Sieben Hochgeschwindigkeits-Videokameras zeichnen den Versuch auf, damit die Forscher ihn anschließend in 3D-Filmen auswerten können. Um schattenfreie Bilder zu bekommen, beleuchten Strahler mit einer Leistung von 90 000 Watt den Versuch – das Licht ist heller als 2000 handelsübliche Glühbirnen. Der durch Sicherheitsglas abgetrennte Kontrollraum über der Anlage gleicht der Kommandozentrale im Raumschiff Enterprise: Wissenschaftler steuern von hier oben nicht die Reise durch das Weltall, sondern die Versuche in der Testhalle und werten die präzisen Bilder sowie vielfältigen Messdaten des Crashs aus. Software-Tools helfen ihnen dabei, die Daten mittels numerischer Simulation aufzubereiten, damit die im Experiment erlangten Erkenntnisse für weitere virtuelle Szenarien am Computer zur Verfügung stehen.

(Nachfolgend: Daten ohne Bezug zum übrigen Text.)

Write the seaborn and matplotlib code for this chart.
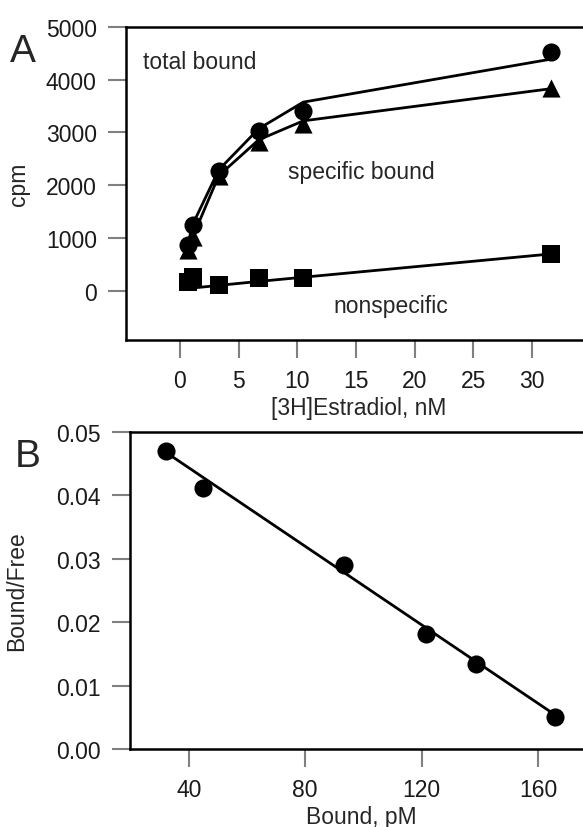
import matplotlib
matplotlib.use('Agg')
import matplotlib.pyplot as plt
import seaborn as sns

# Panel A: saturation binding, [3H]estradiol (nM) vs cpm
conc_nM = [0.66, 1.07, 3.3, 6.7, 10.5, 31.6]
total_cpm = [870, 1250, 2265, 3025, 3415, 4525]
specific_cpm = [780, 1010, 2180, 2820, 3165, 3840]
nonspecific_cpm = [160, 265, 108, 235, 235, 696]
# fitted curves as drawn in the figure
total_fit = [870, 1250, 2290, 3070, 3575, 4390]
specific_fit = [780, 1010, 2180, 2860, 3220, 3830]
nonspecific_fit = [40, 50, 100, 175, 255, 696]

# Panel B: Scatchard plot
bound_pM = [32.0, 44.8, 93.3, 121.7, 138.7, 165.7]
bound_free = [0.0470, 0.0412, 0.0290, 0.0181, 0.0134, 0.0051]
fit_bound = [32.3, 165.5]
fit_ratio = [0.0467, 0.0055]

a_xticks = [0, 5, 10, 15, 20, 25, 30]
a_yticks = [0, 1000, 2000, 3000, 4000, 5000]
b_xticks = [40, 80, 120, 160]
b_yticks = [0.00, 0.01, 0.02, 0.03, 0.04, 0.05]

sns.set_theme(style="ticks")
plt.rcParams['font.family'] = ['Liberation Sans', 'DejaVu Sans']

FS = 16.5  # text size
MS = 170   # marker area (pt^2)

fig = plt.figure(figsize=(5.83, 8.28), dpi=100)
ax_a = fig.add_axes([0.2161, 0.5882, 0.7994, 0.3780])
ax_b = fig.add_axes([0.2230, 0.0942, 0.7925, 0.3832])

# --- Panel A
for fit in [total_fit, specific_fit, nonspecific_fit]:
    sns.lineplot(x=conc_nM, y=fit, color='black', linewidth=2, ax=ax_a,
                 sort=False, estimator=None, zorder=2)
sns.scatterplot(x=conc_nM, y=total_cpm, marker='o', s=MS, color='black', linewidth=0, ax=ax_a, zorder=3)
sns.scatterplot(x=conc_nM, y=specific_cpm, marker='^', s=MS, color='black', linewidth=0, ax=ax_a, zorder=3)
sns.scatterplot(x=conc_nM, y=nonspecific_cpm, marker='s', s=MS, color='black', linewidth=0, ax=ax_a, zorder=3)

ax_a.set_xlim(-4.6, 35.1)
ax_a.set_ylim(-935, 5000)
ax_a.set_xticks(a_xticks)
ax_a.set_yticks(a_yticks)
ax_a.set_xlabel('[3H]Estradiol, nM', fontsize=FS, labelpad=3)
ax_a.set_ylabel('cpm', fontsize=FS)
ax_a.yaxis.set_label_coords(-0.205, 0.5)

ax_a.text(-3.15, 4340, 'total bound', fontsize=FS, ha='left', va='center')
ax_a.text(9.2, 2252, 'specific bound', fontsize=FS, ha='left', va='center')
ax_a.text(13.05, -290, 'nonspecific', fontsize=FS, ha='left', va='center')

# --- Panel B
sns.lineplot(x=fit_bound, y=fit_ratio, color='black', linewidth=2, ax=ax_b,
             sort=False, estimator=None, zorder=2)
sns.scatterplot(x=bound_pM, y=bound_free, marker='o', s=MS, color='black', linewidth=0, ax=ax_b, zorder=3)

ax_b.set_xlim(19.8, 178.6)
ax_b.set_ylim(0, 0.05)
ax_b.set_xticks(b_xticks)
ax_b.set_yticks(b_yticks)
ax_b.set_yticklabels([f'{v:.2f}' for v in b_yticks])
ax_b.set_xlabel('Bound, pM', fontsize=FS, labelpad=3)
ax_b.set_ylabel('Bound/Free', fontsize=FS)
ax_b.yaxis.set_label_coords(-0.22, 0.5)

# common styling
for ax in [ax_a, ax_b]:
    ax.tick_params(direction='out', length=13, width=1.5, color='#808080',
                   pad=8, labelsize=FS, labelcolor='#1a1a1a')
    for side in ['left', 'bottom', 'top', 'right']:
        ax.spines[side].set_visible(True)
        ax.spines[side].set_linewidth(1.8)
        ax.spines[side].set_color('black')
    ax.set_facecolor('white')

fig.text(0.0395, 0.937, 'A', fontsize=28, ha='center', va='center')
fig.text(0.048, 0.448, 'B', fontsize=28, ha='center', va='center')

fig.savefig('out.png', dpi=100, facecolor='white')
plt.close(fig)
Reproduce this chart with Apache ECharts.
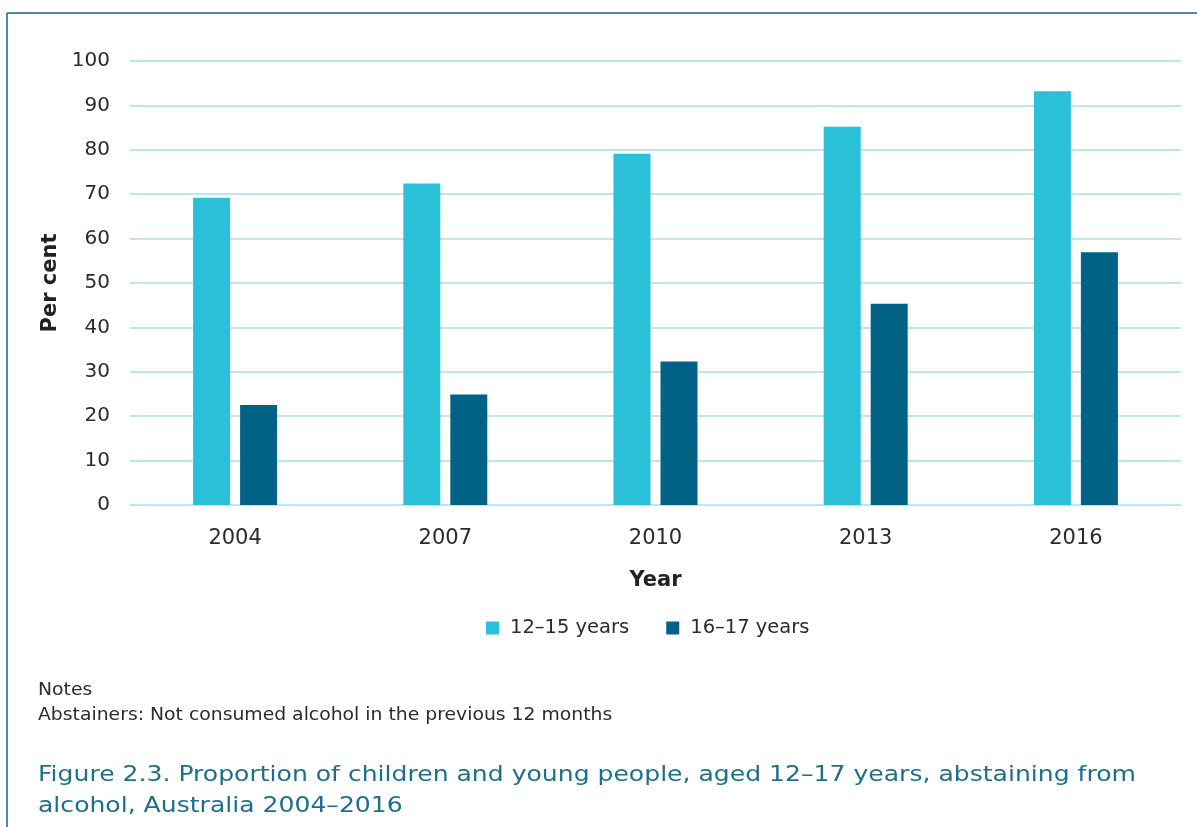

Leichtbau und Elektromobilität und Sicherheit
Die Fahrzeuge von morgen sollen sicherer und gleichzeitig energiesparender werden. Die Automobilindustrie setzt dabei auf neue, leichte Materialien wie Verbundwerkstoffe oder moderne Stähle und auf alternative Antriebe. Die Werkstoffe und Motoren können nicht nur virtuell, sondern müssen in Crashtests auch real beweisen, dass sie den geforderten Ansprüchen genügen. Das Hauptproblem von Elektrofahrzeugen sind ihre geringe Reichweite, das hohe Gewicht der Batterie-Packs und die Sicherheit bei Unfällen. Größere Reichweiten verlangen eine höhere Energiedichte der Batterie, was wiederum eine größere Gefahr bei einem Zusammenstoß bedeutet. Auch für die Elektromobilität wird die Fraunhofer-Anlage wichtiges, neues Know-how bringen.